Understanding how variables work enables you to solve equations, just like the number of packages sold here.

Commission is a payment based on the sales an employee makes. Desiree earns a commission of \( \$8 \) per photo package. Calculating commissions involves multiplying the number of items sold by the commission rate.

• For example, if she sells 15 packages, her earnings would be \( 8 \times 15 = 120 \) dollars.
• The formula is: Total commission = Number of Items Sold \( \times \) Rate per Item.

This straightforward calculation helps businesses determine how much to pay their sales staff based on their performance. Knowing how to calculate commission allows you to manage earnings and understand income better.

Simplifying an equation involves combining like terms and making the equation easier to solve. When you simplify, you're essentially making the math cleaner and more approachable.

• In Desiree’s case, the initial equation was: \( 8p + 8(p + 3) = 264 \).
• After expanding and combining like terms, we arrived at: \( 16p + 24 = 264 \).

Simplifying is vital because it reduces potential errors in calculations and makes solving the equation easier. Think of it like tidying up your workspace before starting a project—it just makes everything smoother!
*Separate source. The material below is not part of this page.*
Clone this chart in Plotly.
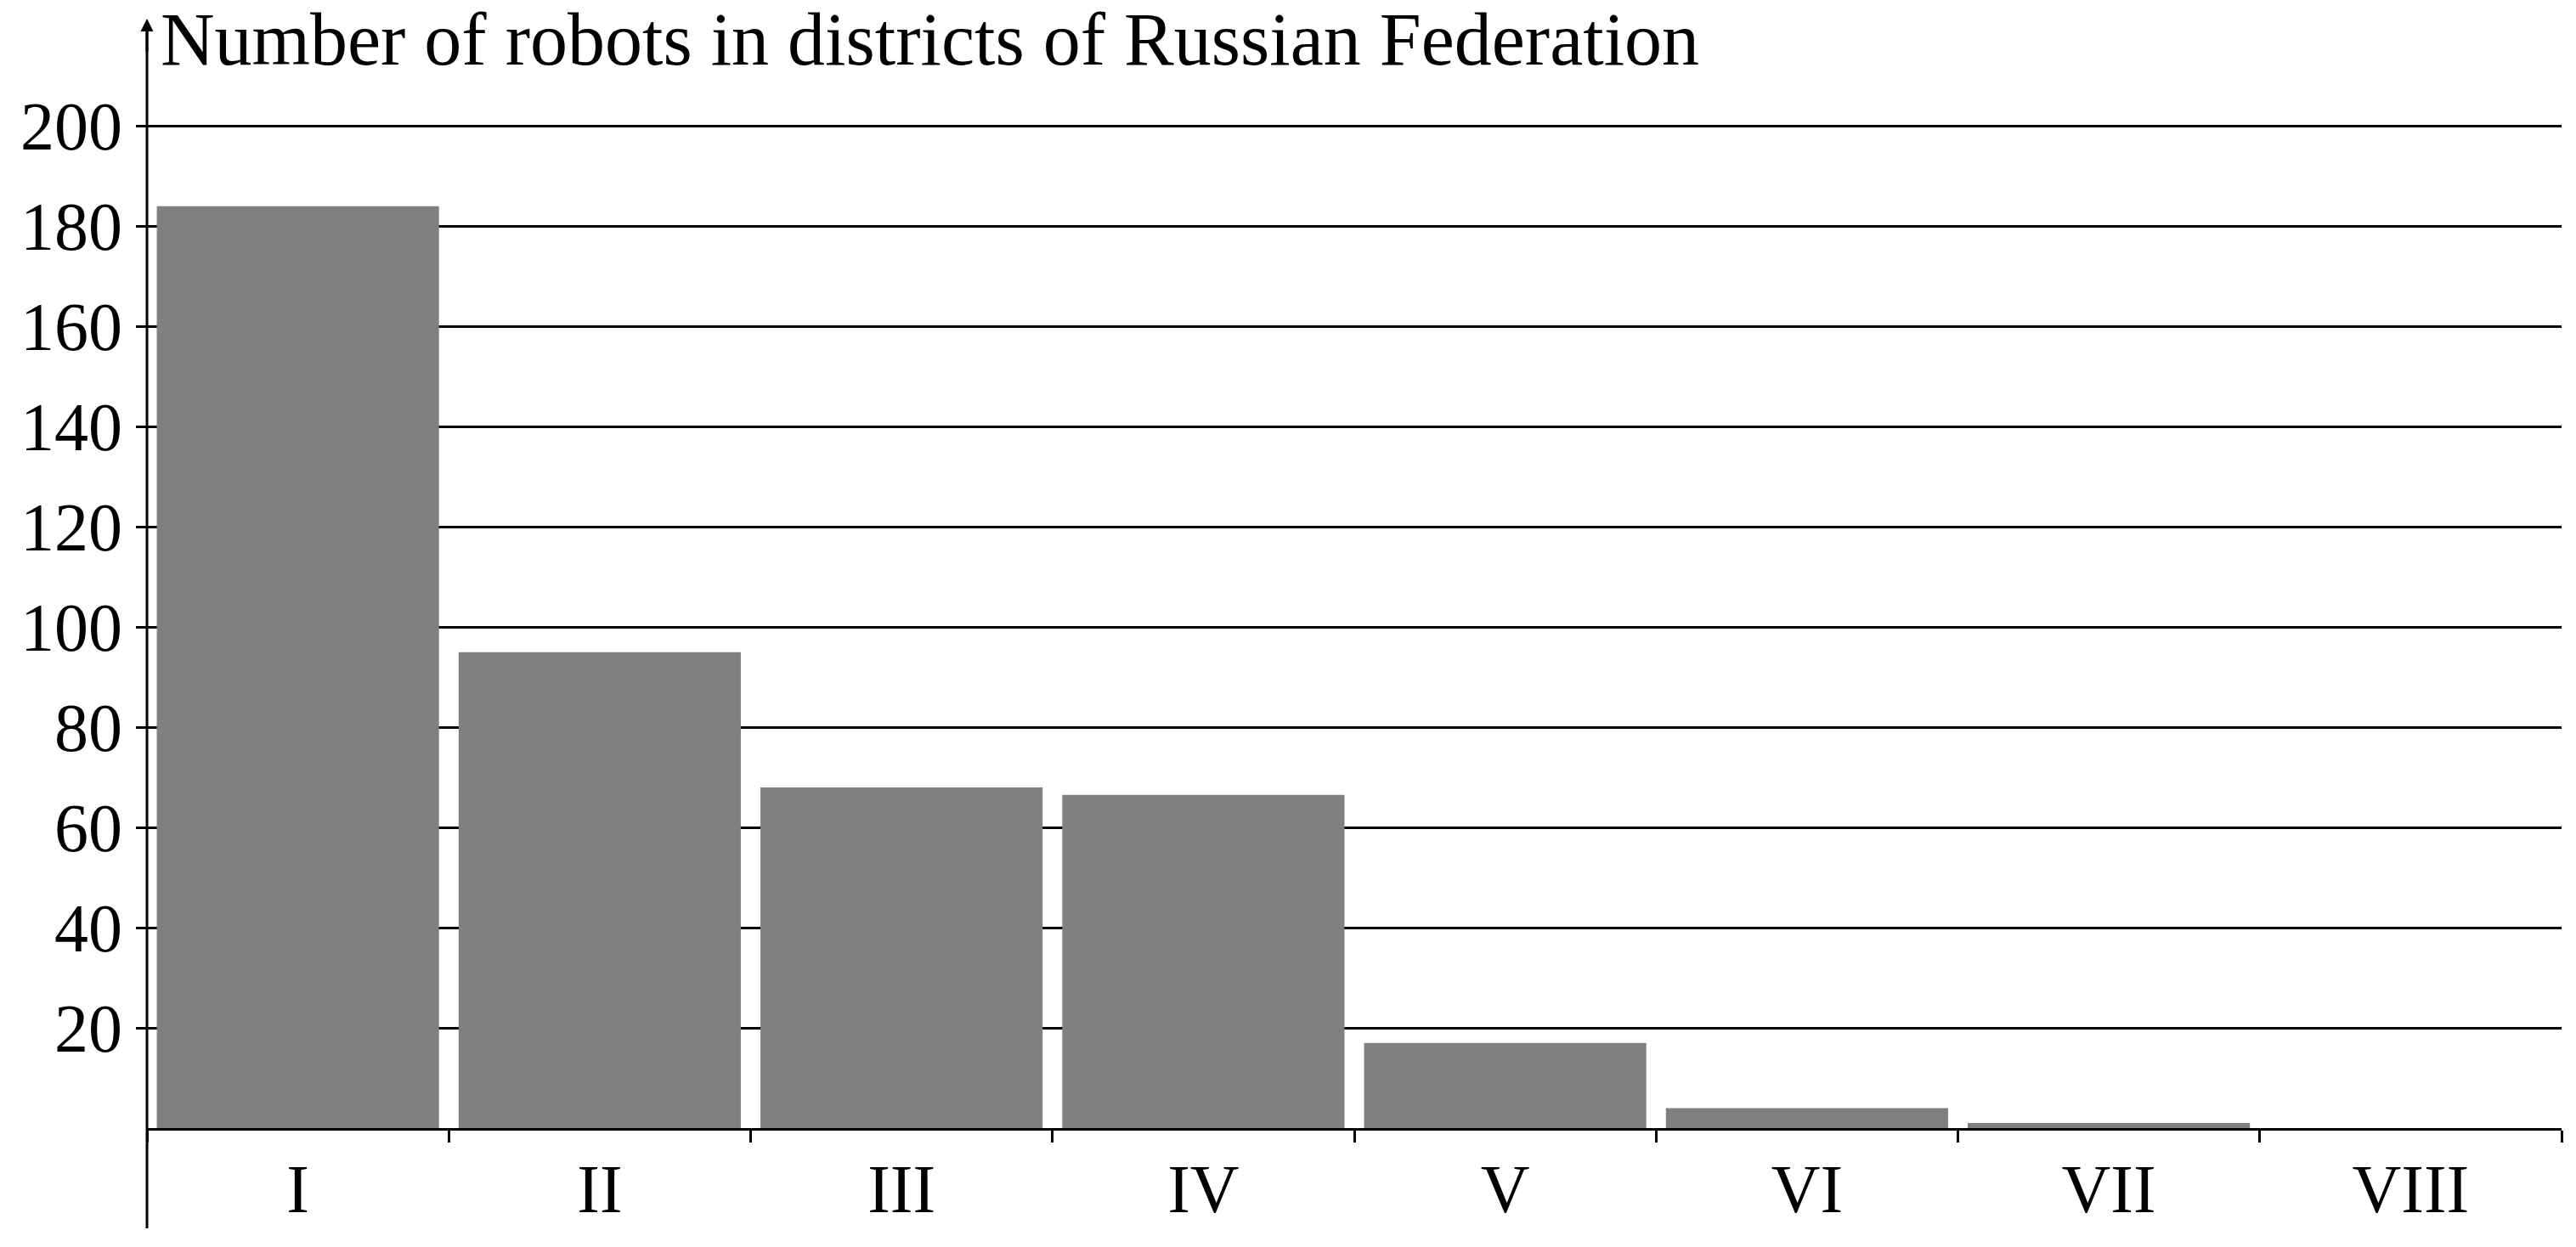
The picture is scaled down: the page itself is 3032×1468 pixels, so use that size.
import plotly.graph_objects as go

districts = ["I", "II", "III", "IV", "V", "VI", "VII", "VIII"]
robots = [184, 95, 68, 66.5, 17, 4, 1, 0]
y_ticks = [20, 40, 60, 80, 100, 120, 140, 160, 180, 200]

FONT = "Liberation Serif"
fig = go.Figure(go.Bar(x=districts, y=robots, marker=dict(color="#808080", line=dict(width=0)),
                       width=0.935))
fig.update_layout(
    width=3032, height=1468, paper_bgcolor="white", plot_bgcolor="white",
    margin=dict(l=165, r=25, t=52, b=148), showlegend=False,
    font=dict(family=FONT, size=80, color="black"),
)
fig.update_xaxes(type="category", range=[-0.5, 7.5], tickson="boundaries",
                 ticks="outside", ticklen=14, tickwidth=3, tickcolor="black",
                 showline=True, linecolor="black", linewidth=3, showgrid=False,
                 tickfont=dict(size=80, family=FONT))
fig.update_yaxes(range=[0, 215], tickvals=y_ticks, ticks="outside", ticklen=12,
                 tickwidth=3, tickcolor="black", showgrid=True, gridcolor="black",
                 gridwidth=3, zeroline=False, showline=False,
                 tickfont=dict(size=80, family=FONT))
fig.add_shape(type="line", xref="paper", yref="paper", x0=0, x1=0, y0=-0.093, y1=1.02,
              line=dict(color="black", width=3))
fig.add_annotation(xref="paper", yref="paper", x=0, y=1.03, ax=0, ay=40, showarrow=True,
                   arrowhead=2, arrowsize=1, arrowwidth=3, arrowcolor="black", text="")
fig.add_annotation(xref="paper", yref="paper", x=0.005, y=1.0, xanchor="left", yanchor="middle",
                   yshift=14, showarrow=False, text="Number of robots in districts of Russian Federation",
                   font=dict(size=88, family=FONT))
fig.write_html("out.html")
Solving equations means finding the value of the variable that makes the equation true. Here, we found \( p \) by isolating it.

• First, subtract any constants from both sides of the equation. For our example: \( 16p = 240 \).
• Then, divide both sides by the coefficient of the variable to solve for the variable: \( p = 15 \).

This two-step process—subtract and divide—helps solve linear equations effectively. Being comfortable with solving equations allows you to tackle a wide variety of math problems, from simple commissions to complex algebraic expressions.